Willy Bourgeois, vice-président de la Région BFC, a remercié la fratrie pour son investissement « qui donne du sens au travail et conforte l’identité du territoire, tout en prenant en compte la préservation de ses forêts ». Clément Pernot, qui intervenait avec sa triple casquette de président du conseil départemental et de la communauté de communes, et de sénateur, les a félicités pour leur parcours : « Vous êtes partis d’une scierie de village pour bâtir une des plus belles entreprises de traitement du bois sur notre territoire. La forêt et son industrie sont essentielles pour le Jura, pour ses ressources, pour ses emplois ».

« Votre projet fait sens car il épouse toute la chaîne de la filière bois, » a conclu le préfet Serge Castel. « Il entretient une économie en circuit court avec un savoir-faire, des formations d'excellence, une matière première locale… » Il a aussi pointé du doigt les inquiétudes pour cette forêt : incendies, sécheresse, crise des scolytes. « Il faut s’adapter et réfléchir à un modèle de forêt pour demain ».

S.C.

Fabrice et Stéphane Chauvin réfléchissaient depuis 10 ans à ce projet qui a vu le jour en mai dernier

Scierie Chauvin, une histoire de famille

Lors d’une visite la semaine passée avec des représentants de la chambre d’Agriculture du Doubs, Fabrice Chauvin co-gérants a distillé les grands chiffres de la société.

« La scierie est une histoire familiale créée par mon arrière-grand-père en 1925, » a rappelé le dirigeant. « Nous travaillons exclusivement du résineux. 130 000 m³ par an collectés dans un rayon de 80 km autour de l’entreprise » explique le dirigeant.

Inquiétudes 

27 grumiers franchissent la porte de l’entreprise chaque jour. 60 salariés y travaillent.

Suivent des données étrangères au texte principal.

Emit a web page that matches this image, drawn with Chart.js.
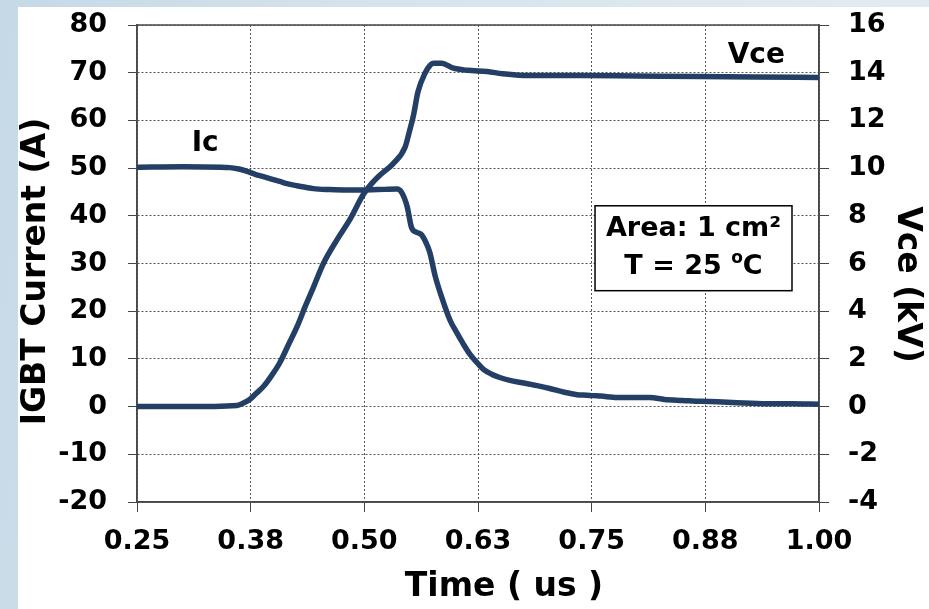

Avec un chiffre d’affaires de 45 mil­lions d’€ auxquels s’ajoutent 20 millions d’€ pour la partie fabrication de pellets, la scierie fait partie des cinq plus grosses de France. « Ce que nous avons fait il y a une dizaine d’années en nous implantant ici sur 20 ha après un travail avec les collec­tivités locales, nous ne pourrions plus le faire aujourd’hui » alerte Fabrice Chauvin. « Les maté­riaux sont plus chers, les taux d’intérêts sont prohibitifs et le foncier je n’en parle même pas » énumère le responsable. A cela s’ajoute une concurrence pres­sante venue d’outre Rhin. « Les Allemands ont replanté après la seconde Guerre mondiale. Les arbres sont aujourd’hui sur le marché et notre scierie est petite à côté de ce qui existe chez eux. Ils écrasent les coûts de produc­tion et nous ne sommes plus du tout concurrentiels » annonce Fabrice Chauvin.

Ne pas mettre tous les œufs dans le même panier 

L’entreprise a su se moderniser et acquérir du matériel perfor­mant qui lui permet d’augmenter les rendements. Les fluctuations des marchés sont de plus en plus prégnantes et parfois difficiles à encaisser. « On a toujours vécu avec des à-coups mais ils sont plus marqués depuis quelques années. Ce qui nous sauve, c’est d’être diversifiés » explique le responsable. L’entreprise a su fi­déliser ses clients et a même in­vesti en aval de filière avec deux entreprises dans lesquelles elle possède du capital.